▸ Directions for this task
Only the lines from the one with "Convert this chart to Bokeh code." to the one with "src = ColumnDataSource(dict(x=idx, top=percentages))", both included, should be output, without any images.

☆ ☆ ☆

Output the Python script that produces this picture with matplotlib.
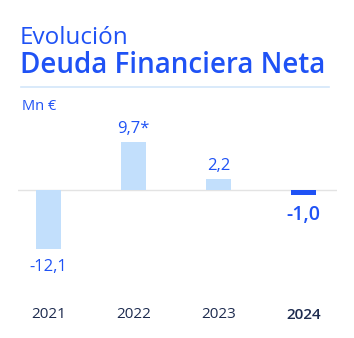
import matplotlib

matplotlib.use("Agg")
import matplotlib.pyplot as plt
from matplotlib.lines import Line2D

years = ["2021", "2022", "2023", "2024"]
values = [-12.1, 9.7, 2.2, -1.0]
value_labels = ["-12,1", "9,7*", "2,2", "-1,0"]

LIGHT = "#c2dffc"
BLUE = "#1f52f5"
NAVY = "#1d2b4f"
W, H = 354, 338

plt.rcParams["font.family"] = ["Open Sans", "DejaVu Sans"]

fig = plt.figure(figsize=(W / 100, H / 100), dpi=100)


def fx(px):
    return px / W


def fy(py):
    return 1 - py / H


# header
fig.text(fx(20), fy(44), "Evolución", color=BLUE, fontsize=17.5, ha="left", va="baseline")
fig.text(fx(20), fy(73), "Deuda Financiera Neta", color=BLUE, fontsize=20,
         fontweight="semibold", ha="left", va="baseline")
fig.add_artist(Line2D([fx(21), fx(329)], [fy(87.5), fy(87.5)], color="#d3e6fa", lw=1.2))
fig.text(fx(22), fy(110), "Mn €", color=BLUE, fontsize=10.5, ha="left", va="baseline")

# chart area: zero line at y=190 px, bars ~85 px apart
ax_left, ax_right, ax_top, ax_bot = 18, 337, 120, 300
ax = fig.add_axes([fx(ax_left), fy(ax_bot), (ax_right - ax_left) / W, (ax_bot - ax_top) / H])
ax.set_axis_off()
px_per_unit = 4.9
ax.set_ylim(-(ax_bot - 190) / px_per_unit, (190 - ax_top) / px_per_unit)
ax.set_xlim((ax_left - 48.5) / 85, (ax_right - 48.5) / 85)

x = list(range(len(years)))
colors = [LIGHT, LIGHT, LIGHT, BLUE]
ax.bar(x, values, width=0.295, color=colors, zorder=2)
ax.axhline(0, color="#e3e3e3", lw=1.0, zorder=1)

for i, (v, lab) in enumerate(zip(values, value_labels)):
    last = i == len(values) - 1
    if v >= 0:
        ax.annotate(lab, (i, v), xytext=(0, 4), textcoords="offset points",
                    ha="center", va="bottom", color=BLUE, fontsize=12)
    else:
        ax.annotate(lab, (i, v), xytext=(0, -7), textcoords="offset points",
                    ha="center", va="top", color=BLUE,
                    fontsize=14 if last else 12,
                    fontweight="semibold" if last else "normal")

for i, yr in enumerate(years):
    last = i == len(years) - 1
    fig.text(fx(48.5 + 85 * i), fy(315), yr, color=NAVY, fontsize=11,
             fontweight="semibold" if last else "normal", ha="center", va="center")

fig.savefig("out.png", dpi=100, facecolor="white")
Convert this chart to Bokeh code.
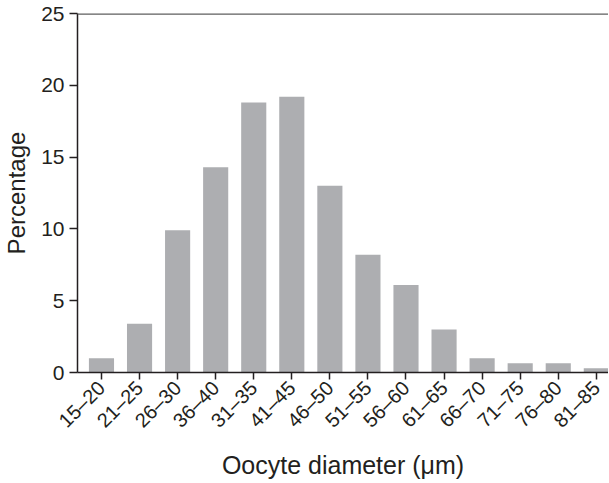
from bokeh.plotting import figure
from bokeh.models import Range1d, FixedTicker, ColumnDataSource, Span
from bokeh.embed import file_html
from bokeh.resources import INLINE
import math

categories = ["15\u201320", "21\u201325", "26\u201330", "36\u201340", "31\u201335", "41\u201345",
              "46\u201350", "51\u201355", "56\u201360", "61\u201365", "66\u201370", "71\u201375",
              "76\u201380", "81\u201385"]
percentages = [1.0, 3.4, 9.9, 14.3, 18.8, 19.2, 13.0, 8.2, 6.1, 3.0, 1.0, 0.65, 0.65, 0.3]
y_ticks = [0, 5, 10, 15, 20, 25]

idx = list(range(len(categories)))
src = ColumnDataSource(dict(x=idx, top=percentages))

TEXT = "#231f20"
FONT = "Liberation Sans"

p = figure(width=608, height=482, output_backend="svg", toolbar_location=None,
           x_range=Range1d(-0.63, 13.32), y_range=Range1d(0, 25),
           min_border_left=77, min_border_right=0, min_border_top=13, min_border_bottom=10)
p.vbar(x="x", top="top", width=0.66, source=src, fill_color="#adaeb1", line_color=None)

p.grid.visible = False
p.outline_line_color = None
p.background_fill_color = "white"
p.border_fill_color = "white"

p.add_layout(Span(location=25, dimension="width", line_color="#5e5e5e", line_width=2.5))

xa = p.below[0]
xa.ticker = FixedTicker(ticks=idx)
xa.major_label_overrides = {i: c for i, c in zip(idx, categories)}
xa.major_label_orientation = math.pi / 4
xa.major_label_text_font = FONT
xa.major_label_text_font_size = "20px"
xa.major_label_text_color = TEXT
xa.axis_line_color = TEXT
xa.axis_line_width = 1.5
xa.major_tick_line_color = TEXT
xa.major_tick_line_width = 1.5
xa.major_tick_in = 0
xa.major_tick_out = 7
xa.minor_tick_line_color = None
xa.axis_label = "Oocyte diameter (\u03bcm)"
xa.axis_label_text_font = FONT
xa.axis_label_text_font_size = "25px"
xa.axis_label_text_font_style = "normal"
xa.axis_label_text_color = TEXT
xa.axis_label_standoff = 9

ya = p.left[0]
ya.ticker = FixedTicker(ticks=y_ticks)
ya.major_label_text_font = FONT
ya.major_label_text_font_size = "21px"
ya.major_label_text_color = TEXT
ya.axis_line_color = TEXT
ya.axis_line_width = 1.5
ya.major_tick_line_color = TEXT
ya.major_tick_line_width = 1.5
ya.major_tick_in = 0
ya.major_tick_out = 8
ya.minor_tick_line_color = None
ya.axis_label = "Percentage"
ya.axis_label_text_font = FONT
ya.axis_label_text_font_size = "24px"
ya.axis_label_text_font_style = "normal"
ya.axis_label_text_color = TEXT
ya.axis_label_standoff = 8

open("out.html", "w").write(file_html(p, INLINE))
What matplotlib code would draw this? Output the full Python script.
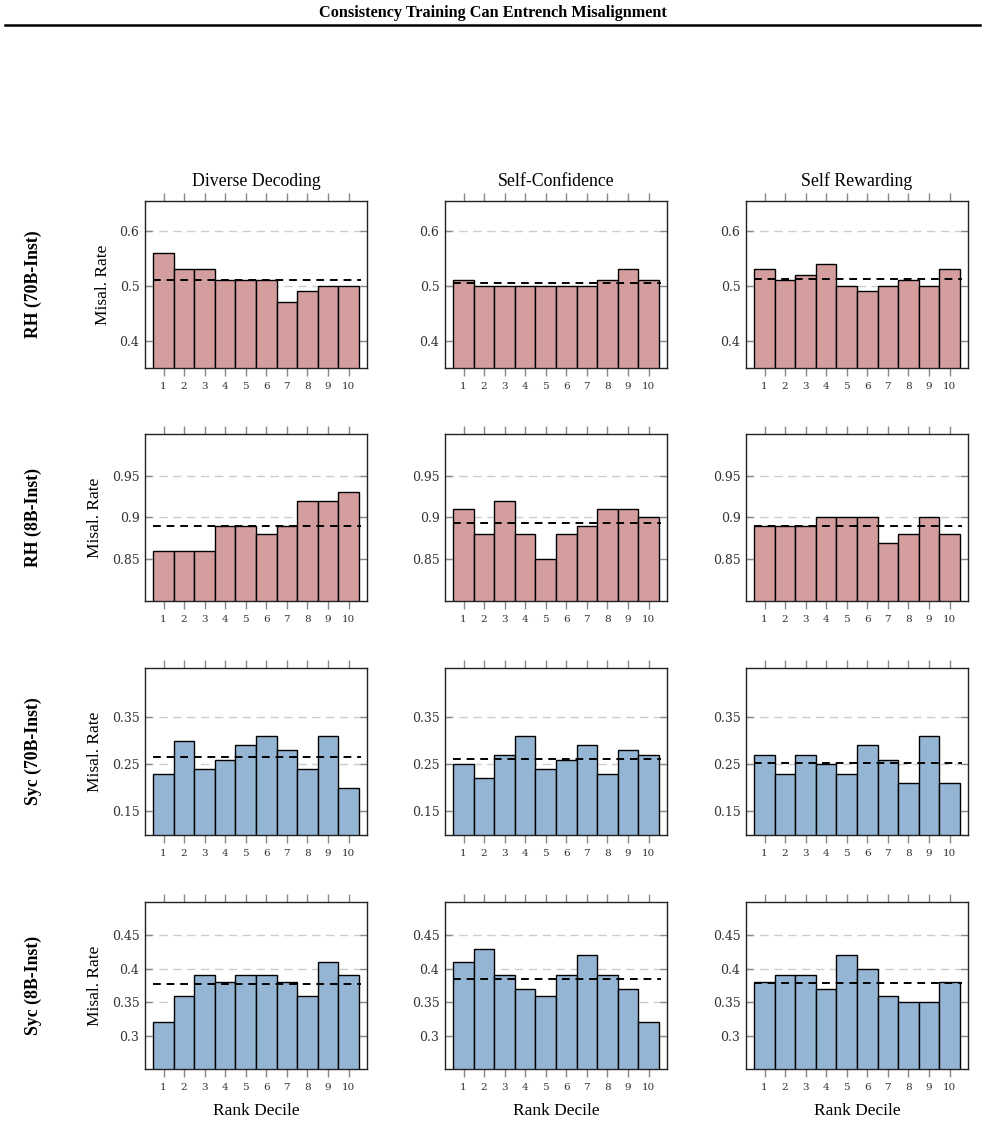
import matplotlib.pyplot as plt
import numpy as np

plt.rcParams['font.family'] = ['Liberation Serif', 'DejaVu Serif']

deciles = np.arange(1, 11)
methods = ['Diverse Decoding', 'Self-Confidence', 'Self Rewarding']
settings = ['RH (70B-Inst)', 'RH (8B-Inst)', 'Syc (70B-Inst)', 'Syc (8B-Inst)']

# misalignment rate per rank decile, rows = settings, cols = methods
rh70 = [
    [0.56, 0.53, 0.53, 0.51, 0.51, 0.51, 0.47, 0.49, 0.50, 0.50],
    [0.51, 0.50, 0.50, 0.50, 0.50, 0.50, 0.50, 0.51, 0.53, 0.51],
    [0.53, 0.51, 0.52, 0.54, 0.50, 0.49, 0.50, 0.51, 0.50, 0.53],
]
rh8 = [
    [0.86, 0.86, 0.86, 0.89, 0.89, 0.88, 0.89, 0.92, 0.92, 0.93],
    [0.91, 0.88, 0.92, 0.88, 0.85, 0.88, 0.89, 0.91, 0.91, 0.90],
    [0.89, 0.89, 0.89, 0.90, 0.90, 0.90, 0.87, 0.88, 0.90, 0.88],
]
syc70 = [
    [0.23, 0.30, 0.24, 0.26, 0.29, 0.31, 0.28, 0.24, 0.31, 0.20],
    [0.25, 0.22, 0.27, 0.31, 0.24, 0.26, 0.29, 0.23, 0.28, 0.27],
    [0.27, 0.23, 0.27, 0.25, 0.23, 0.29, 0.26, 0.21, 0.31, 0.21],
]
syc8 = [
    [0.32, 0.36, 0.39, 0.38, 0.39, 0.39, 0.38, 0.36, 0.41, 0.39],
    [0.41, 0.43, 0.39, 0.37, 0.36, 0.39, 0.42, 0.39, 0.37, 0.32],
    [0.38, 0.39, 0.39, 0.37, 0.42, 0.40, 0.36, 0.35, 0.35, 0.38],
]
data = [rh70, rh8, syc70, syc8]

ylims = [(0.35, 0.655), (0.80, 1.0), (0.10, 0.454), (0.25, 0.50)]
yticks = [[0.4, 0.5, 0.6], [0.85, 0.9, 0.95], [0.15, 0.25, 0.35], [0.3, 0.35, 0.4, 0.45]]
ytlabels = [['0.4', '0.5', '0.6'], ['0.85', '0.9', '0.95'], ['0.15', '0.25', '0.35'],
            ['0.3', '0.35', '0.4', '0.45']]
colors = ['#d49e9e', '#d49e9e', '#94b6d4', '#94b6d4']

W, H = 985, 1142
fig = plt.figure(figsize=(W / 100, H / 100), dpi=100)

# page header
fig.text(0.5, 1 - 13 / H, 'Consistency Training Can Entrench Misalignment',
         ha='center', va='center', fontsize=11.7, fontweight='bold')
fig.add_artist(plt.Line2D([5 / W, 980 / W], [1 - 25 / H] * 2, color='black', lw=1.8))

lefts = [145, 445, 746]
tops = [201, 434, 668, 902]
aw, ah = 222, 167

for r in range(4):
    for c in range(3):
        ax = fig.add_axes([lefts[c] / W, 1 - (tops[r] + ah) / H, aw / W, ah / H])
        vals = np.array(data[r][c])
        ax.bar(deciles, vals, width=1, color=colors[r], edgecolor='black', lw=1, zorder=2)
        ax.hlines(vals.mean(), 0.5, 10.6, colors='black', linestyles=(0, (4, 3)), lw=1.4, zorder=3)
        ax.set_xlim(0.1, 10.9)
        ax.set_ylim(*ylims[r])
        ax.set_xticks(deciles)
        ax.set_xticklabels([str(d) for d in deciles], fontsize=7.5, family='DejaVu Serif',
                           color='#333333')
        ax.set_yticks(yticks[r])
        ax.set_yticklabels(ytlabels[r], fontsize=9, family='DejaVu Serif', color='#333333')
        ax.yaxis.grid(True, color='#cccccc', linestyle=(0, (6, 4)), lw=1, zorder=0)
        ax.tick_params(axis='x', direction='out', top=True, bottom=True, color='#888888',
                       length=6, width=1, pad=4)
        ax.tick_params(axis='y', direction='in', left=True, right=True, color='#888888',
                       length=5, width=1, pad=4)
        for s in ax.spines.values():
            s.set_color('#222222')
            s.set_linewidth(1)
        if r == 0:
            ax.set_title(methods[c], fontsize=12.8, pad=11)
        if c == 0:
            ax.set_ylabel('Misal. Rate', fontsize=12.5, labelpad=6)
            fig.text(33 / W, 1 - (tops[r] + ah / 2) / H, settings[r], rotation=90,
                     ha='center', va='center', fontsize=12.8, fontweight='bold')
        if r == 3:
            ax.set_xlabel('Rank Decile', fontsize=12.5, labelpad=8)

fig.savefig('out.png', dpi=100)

☆ ☆ ☆

▸ Finished task
Convert this chart to Bokeh code.
from bokeh.plotting import figure
from bokeh.models import Range1d, FixedTicker, ColumnDataSource, Span
from bokeh.embed import file_html
from bokeh.resources import INLINE
import math

categories = ["15\u201320", "21\u201325", "26\u201330", "36\u201340", "31\u201335", "41\u201345",
              "46\u201350", "51\u201355", "56\u201360", "61\u201365", "66\u201370", "71\u201375",
              "76\u201380", "81\u201385"]
percentages = [1.0, 3.4, 9.9, 14.3, 18.8, 19.2, 13.0, 8.2, 6.1, 3.0, 1.0, 0.65, 0.65, 0.3]
y_ticks = [0, 5, 10, 15, 20, 25]

idx = list(range(len(categories)))
src = ColumnDataSource(dict(x=idx, top=percentages))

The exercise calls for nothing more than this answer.